The Club of Venice's twinning with SEECOM, which is continually strengthened, clearly indicates the right approach: sharing good values in outreach to citizens, and tabling new ideas to improve communication. The Club was invited to attend the 1st and 2nd SEECOM conferences held in Montenegro and we were proud to engage pro-actively within the respective programmes, by delivering speeches, making presentations and moderating panels. Collaboration has grown up with our great satisfaction and we are proud to have our Club Coordinator Mike Granatt as an Honorary Member of SEECOM. By the way, NAGC’s John Verrico is also an Honorary Member.

We look forward to continuing pooling forces in view of our two future important events: the 3rd SEECOM conference foreseen in Croatia in late September and the autumn meeting of the Club of Venice in Rome in mid-November.

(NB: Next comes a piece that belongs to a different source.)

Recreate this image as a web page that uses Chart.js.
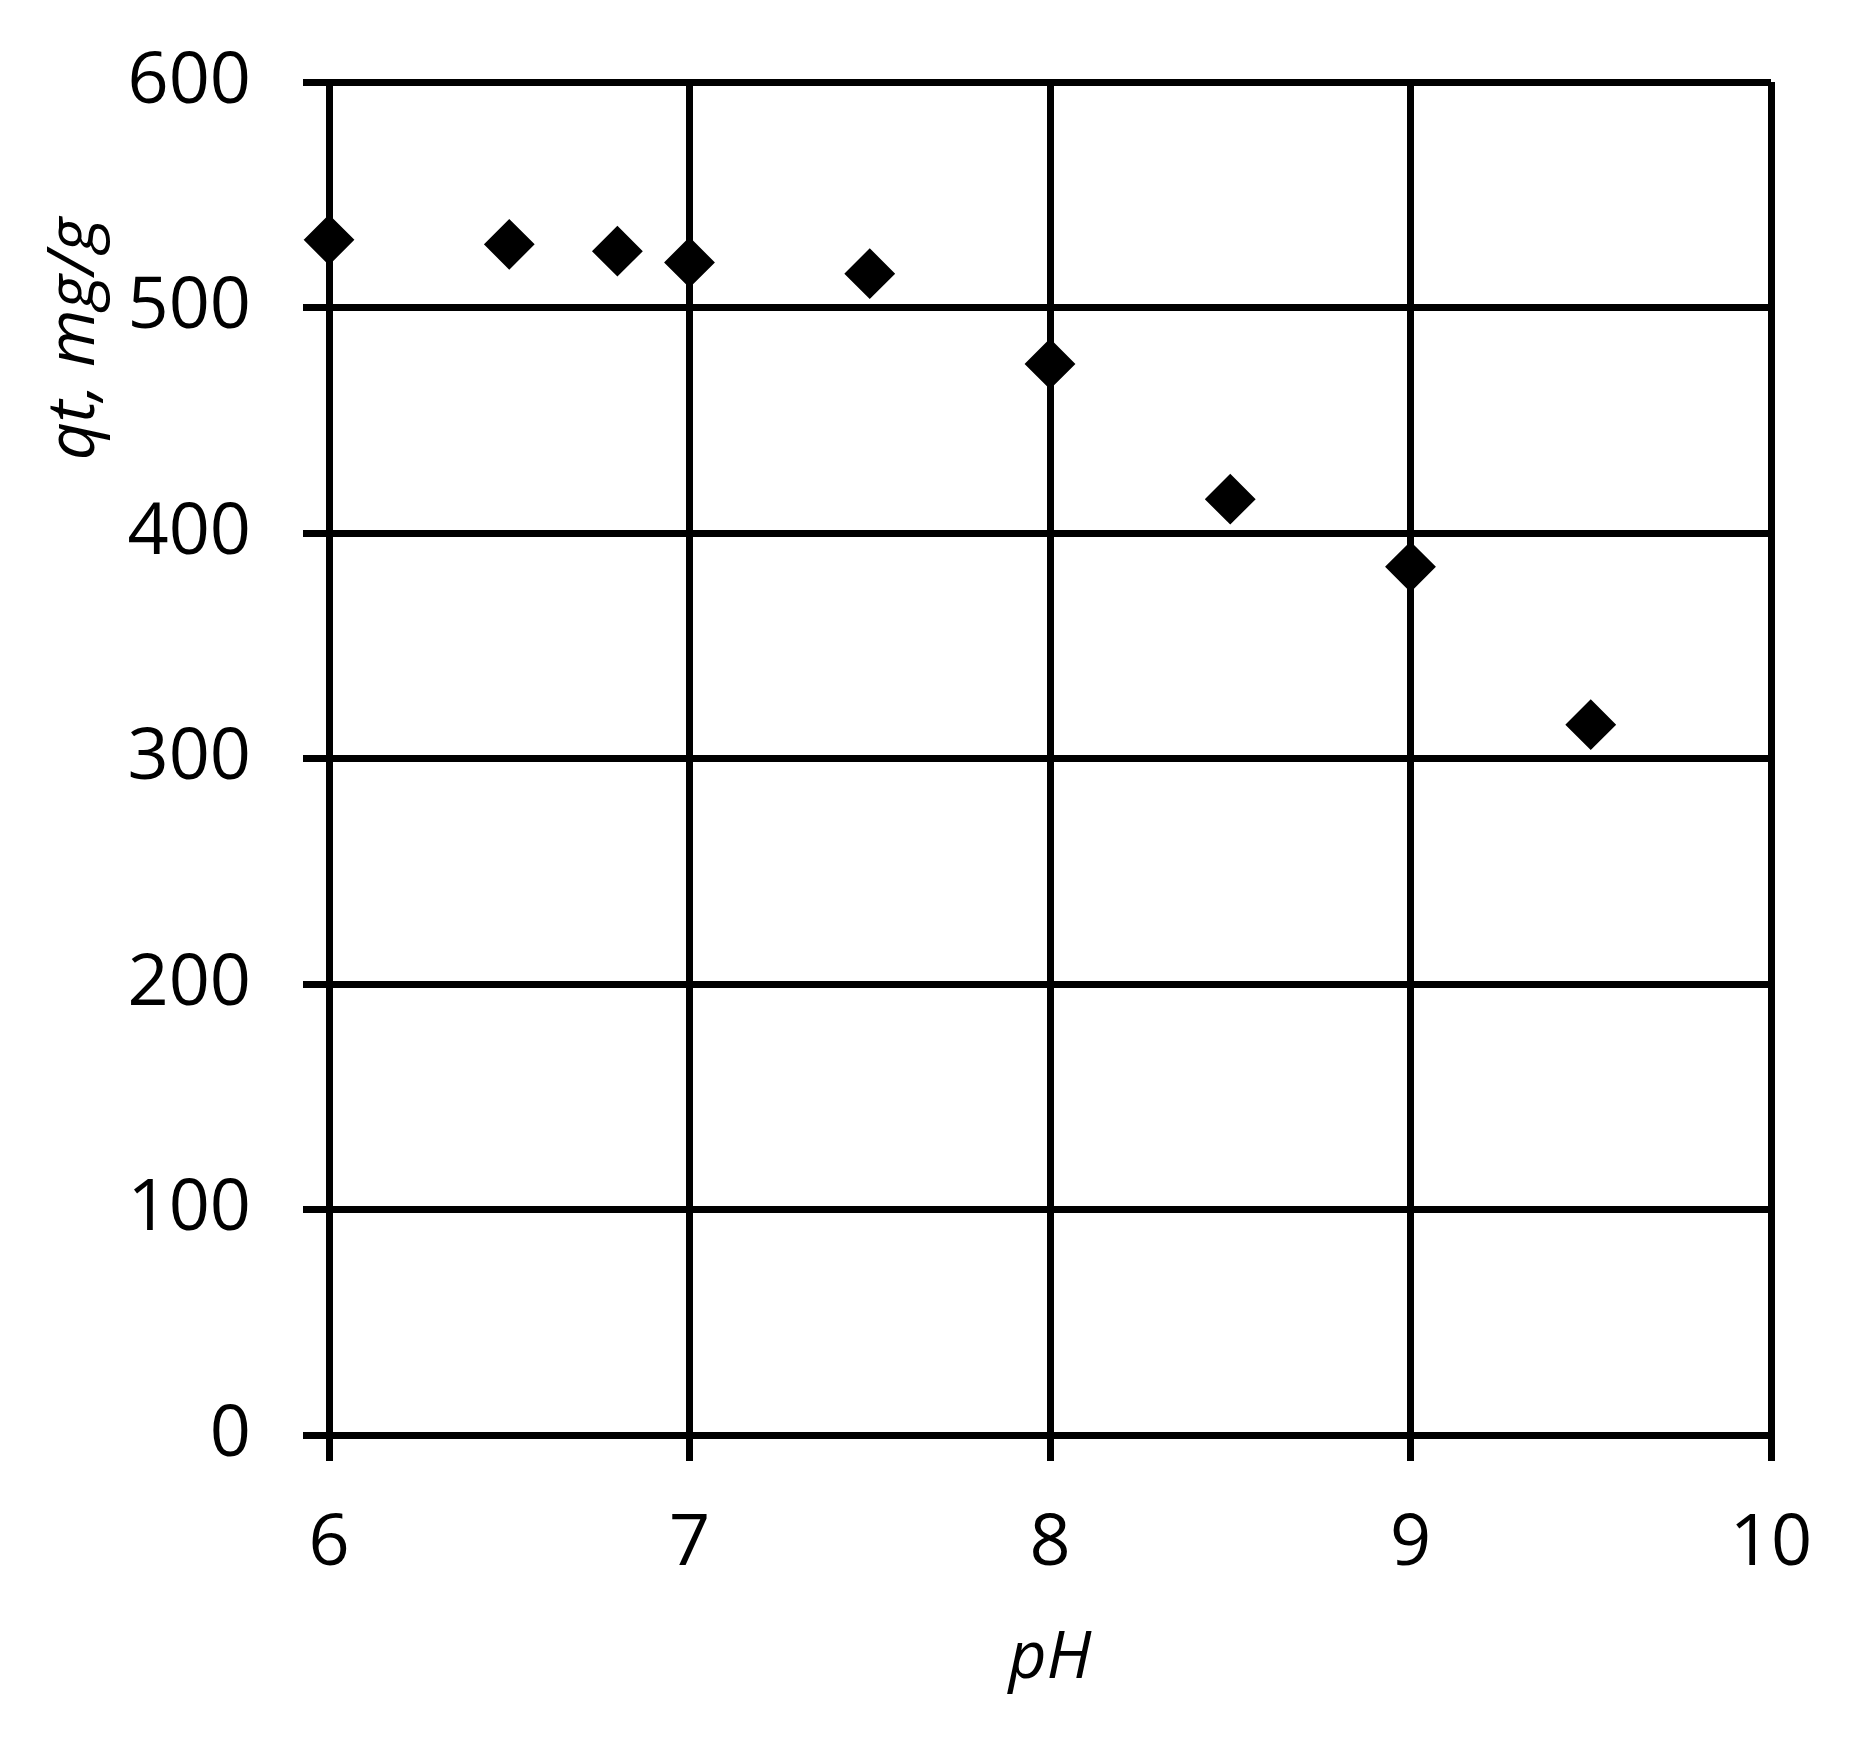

Communication, dear Colleagues, remains a crucial component of every government’s duty.  Thinking about the economic crisis that has hit in particular South-East Europe, communication has become ever more important.  It is imperative for governments to be connected constantly with their citizens in order to explain what is being done to overcome the present difficulties and foster recovery.

We need to be as informative and transparent as possible towards the public - and only a two-way partnership can help build trust between government and citizens. Hence, the most important role of communication professionals is to foster interaction with citizens, inform them objectively and encourage their engagement in policy-making.  (This is, after all, the only way to ensure that policies fully reflect their needs and interests).

Lets continue to work hard, reinforce know-how and competencies, increase focus on core issues, stay connected, improve internal communication and coordination and seek together excellence.

Quoting from Christian Spahr, Konrad Adenauer Foundation representative and one of the Steering Group members of SEECOM.  He pointed out that for political communication, "good resources and structures are required. But even more important is the professional attitude of PR managers in politics". And this applies to all of us.

-- Vincenzo Le Voci, 12 June 2014

Vincenzo Le Voci has worked on information policy, communication strategies and transparency issues since 2001 and is currently coordinating the agenda of the EU Council’s Working Party on Information (Members States’ press and information officers). In 2011 he was appointed Secretary-General of the Club of Venice, the network of the communication directors from EU member states, candidate countries and institutions. Before joining the EU in 1992, he worked for NATO as Housing Manager for the United States Air Forces in Europe (1985-1991).
This guest blog post is part of NAGC's continuing partnership with our international counterparts. NAGC is dedicated to bringing together and learning from the best minds in government communications around the globe.